Your objective » Look through the records below, and copy out every line that holds the string "this".

■ ■ ■ ■ ■ ■ ■

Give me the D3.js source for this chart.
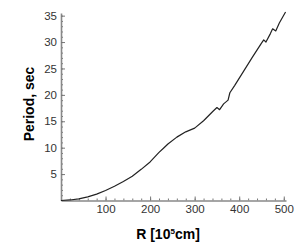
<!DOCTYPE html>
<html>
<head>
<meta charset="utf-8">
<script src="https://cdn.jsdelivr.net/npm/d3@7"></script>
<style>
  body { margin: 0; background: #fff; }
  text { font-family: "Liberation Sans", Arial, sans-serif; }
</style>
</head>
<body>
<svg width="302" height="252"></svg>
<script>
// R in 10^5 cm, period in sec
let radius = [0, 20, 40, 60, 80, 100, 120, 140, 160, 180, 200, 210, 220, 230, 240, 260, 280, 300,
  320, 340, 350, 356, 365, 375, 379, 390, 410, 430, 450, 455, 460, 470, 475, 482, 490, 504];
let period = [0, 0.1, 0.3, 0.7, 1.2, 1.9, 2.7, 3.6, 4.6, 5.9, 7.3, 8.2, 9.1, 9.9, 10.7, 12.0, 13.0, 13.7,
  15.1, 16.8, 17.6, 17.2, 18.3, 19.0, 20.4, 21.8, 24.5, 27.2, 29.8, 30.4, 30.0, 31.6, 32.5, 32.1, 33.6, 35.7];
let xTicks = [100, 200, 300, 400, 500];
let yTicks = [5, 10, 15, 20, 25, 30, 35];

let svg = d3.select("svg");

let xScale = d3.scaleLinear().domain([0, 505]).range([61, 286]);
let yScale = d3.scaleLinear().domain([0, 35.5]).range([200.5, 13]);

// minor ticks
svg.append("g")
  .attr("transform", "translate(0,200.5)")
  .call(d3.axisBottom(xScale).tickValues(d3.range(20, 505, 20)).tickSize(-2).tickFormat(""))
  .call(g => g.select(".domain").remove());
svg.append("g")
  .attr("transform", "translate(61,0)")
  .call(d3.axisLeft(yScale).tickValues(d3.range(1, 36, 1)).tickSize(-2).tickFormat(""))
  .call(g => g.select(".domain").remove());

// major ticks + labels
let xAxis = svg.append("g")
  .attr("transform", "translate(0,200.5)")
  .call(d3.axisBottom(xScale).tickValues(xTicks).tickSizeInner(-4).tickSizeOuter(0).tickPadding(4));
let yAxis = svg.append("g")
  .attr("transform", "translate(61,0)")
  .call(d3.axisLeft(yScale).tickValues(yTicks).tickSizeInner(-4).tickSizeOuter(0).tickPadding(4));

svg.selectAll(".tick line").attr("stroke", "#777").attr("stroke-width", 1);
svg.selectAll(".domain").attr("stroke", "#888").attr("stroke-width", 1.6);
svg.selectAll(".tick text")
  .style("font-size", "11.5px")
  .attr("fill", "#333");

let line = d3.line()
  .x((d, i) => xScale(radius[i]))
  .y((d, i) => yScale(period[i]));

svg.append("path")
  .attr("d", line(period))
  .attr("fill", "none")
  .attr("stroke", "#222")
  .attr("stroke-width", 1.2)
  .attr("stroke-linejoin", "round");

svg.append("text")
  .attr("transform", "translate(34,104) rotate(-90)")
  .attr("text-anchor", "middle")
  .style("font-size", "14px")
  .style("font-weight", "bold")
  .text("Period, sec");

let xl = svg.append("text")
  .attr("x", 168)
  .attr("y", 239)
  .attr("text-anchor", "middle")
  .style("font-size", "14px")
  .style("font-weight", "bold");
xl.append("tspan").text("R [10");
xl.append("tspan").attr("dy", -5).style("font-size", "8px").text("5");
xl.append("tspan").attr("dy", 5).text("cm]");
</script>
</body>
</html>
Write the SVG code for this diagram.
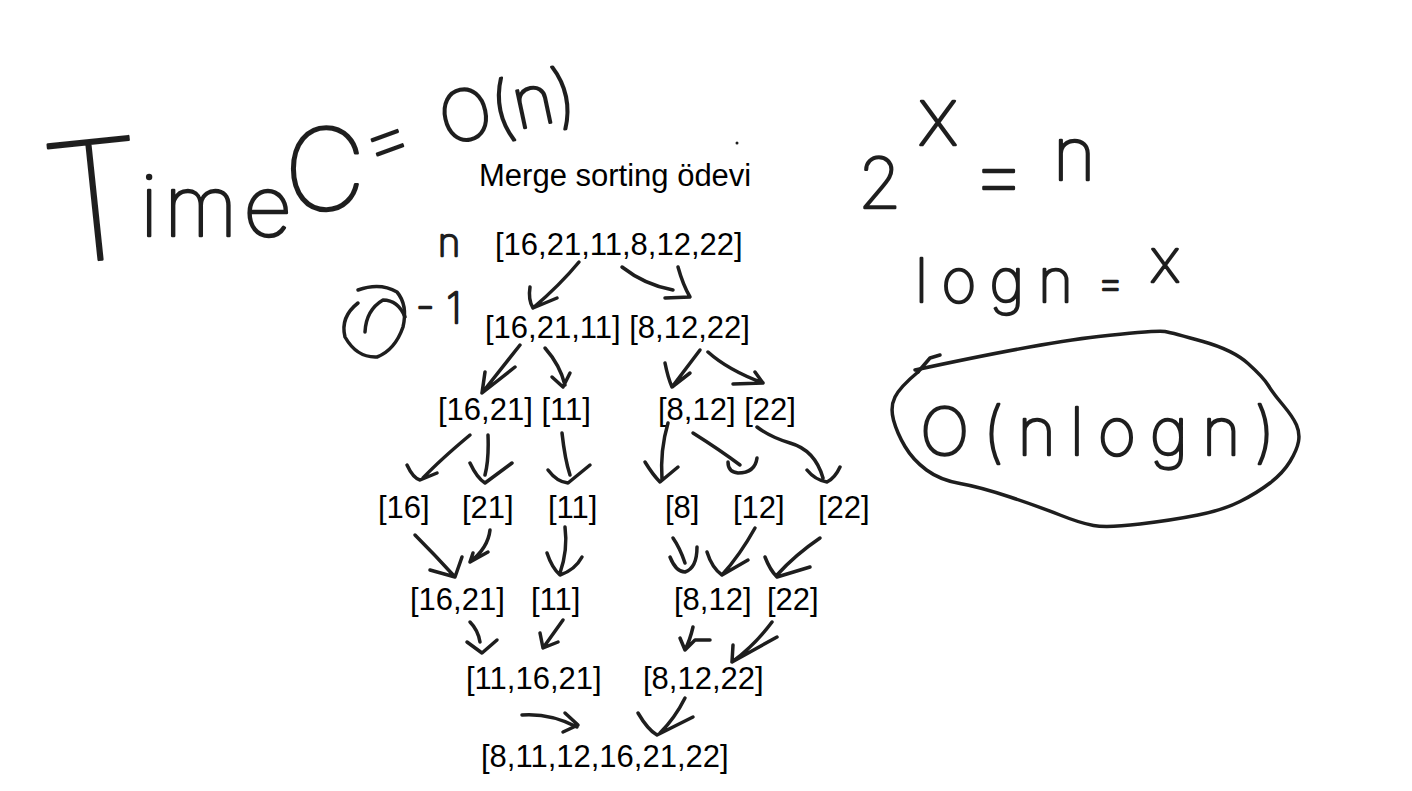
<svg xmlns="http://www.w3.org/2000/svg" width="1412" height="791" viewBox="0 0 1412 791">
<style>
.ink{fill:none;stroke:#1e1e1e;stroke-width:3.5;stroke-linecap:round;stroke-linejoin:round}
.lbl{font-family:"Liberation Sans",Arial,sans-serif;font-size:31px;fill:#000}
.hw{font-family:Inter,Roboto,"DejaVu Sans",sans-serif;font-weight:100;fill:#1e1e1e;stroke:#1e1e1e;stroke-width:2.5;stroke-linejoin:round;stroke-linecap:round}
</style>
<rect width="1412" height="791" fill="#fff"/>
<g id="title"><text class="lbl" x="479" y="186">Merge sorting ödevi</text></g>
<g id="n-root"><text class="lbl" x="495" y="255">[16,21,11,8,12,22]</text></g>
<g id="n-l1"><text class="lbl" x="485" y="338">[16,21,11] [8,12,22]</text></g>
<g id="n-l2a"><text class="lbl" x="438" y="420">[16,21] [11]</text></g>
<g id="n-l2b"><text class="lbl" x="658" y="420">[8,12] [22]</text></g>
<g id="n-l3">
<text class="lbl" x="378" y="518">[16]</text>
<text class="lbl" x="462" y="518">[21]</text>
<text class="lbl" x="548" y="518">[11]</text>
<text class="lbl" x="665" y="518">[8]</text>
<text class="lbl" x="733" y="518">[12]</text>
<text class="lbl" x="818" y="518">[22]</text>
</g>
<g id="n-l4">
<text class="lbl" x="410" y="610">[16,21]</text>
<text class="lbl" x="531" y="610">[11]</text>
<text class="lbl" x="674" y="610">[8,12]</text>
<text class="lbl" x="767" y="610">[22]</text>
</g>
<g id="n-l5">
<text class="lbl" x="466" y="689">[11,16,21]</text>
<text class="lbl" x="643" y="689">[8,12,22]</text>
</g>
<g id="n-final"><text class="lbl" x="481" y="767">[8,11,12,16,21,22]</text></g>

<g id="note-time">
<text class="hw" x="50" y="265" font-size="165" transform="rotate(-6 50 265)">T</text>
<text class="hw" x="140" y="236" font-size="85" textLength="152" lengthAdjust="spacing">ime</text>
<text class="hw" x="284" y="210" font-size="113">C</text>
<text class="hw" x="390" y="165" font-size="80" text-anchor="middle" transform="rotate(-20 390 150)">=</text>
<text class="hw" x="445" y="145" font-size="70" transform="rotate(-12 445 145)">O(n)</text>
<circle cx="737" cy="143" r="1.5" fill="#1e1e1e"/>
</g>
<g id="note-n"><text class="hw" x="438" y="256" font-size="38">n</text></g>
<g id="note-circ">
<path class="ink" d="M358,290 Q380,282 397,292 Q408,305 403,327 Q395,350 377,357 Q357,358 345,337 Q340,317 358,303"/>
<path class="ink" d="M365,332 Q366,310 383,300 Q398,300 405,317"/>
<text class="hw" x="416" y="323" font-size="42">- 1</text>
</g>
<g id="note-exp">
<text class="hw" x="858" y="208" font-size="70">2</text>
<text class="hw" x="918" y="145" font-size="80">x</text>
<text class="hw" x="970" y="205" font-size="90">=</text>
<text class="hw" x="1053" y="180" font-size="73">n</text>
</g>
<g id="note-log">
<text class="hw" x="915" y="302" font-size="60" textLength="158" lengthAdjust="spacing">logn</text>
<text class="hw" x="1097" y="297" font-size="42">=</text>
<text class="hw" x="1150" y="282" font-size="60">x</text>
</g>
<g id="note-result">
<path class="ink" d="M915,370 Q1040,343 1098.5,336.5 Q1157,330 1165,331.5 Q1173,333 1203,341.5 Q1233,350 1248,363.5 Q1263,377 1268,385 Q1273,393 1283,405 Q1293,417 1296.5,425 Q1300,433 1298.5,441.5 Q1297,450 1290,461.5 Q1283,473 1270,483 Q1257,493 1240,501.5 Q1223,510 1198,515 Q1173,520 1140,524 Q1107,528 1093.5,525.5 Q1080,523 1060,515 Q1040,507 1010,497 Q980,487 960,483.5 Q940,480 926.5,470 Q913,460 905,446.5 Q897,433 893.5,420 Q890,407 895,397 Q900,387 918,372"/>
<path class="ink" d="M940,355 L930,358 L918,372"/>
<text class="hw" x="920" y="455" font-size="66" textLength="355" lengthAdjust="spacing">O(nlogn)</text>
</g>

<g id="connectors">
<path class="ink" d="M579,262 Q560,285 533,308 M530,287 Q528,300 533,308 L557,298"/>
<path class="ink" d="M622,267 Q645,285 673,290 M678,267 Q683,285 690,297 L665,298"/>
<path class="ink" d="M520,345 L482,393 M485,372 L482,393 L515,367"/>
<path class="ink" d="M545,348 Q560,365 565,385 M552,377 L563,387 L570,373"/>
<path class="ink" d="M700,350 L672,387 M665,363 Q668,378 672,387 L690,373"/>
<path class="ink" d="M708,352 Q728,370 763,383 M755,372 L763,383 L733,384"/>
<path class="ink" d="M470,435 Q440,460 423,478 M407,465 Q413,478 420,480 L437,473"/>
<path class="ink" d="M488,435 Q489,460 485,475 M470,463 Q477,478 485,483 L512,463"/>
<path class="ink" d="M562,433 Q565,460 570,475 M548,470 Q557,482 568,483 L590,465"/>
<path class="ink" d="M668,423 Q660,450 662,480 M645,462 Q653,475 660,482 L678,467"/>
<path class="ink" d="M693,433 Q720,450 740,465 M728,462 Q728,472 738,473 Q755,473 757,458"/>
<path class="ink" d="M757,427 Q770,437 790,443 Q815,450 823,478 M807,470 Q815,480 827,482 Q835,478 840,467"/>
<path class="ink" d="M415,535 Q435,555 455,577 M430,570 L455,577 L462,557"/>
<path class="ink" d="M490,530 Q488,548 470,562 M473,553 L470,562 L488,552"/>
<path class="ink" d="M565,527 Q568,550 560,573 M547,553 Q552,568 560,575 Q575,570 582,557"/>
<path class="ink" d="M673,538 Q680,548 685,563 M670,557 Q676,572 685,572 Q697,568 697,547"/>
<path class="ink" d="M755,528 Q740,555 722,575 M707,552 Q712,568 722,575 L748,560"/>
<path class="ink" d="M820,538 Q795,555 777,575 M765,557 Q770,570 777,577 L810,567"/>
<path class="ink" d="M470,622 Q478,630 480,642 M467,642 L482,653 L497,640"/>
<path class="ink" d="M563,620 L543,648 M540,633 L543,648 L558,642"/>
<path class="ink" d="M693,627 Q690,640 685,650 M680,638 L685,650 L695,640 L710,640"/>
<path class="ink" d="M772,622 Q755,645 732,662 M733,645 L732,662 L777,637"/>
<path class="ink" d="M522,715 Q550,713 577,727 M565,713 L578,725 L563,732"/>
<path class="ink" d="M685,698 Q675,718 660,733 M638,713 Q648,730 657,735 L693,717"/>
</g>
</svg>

■ ■ ■ ■ ■ ■ ■

Answer for the task »
Give me the D3.js source for this chart.
Write the SVG code for this diagram.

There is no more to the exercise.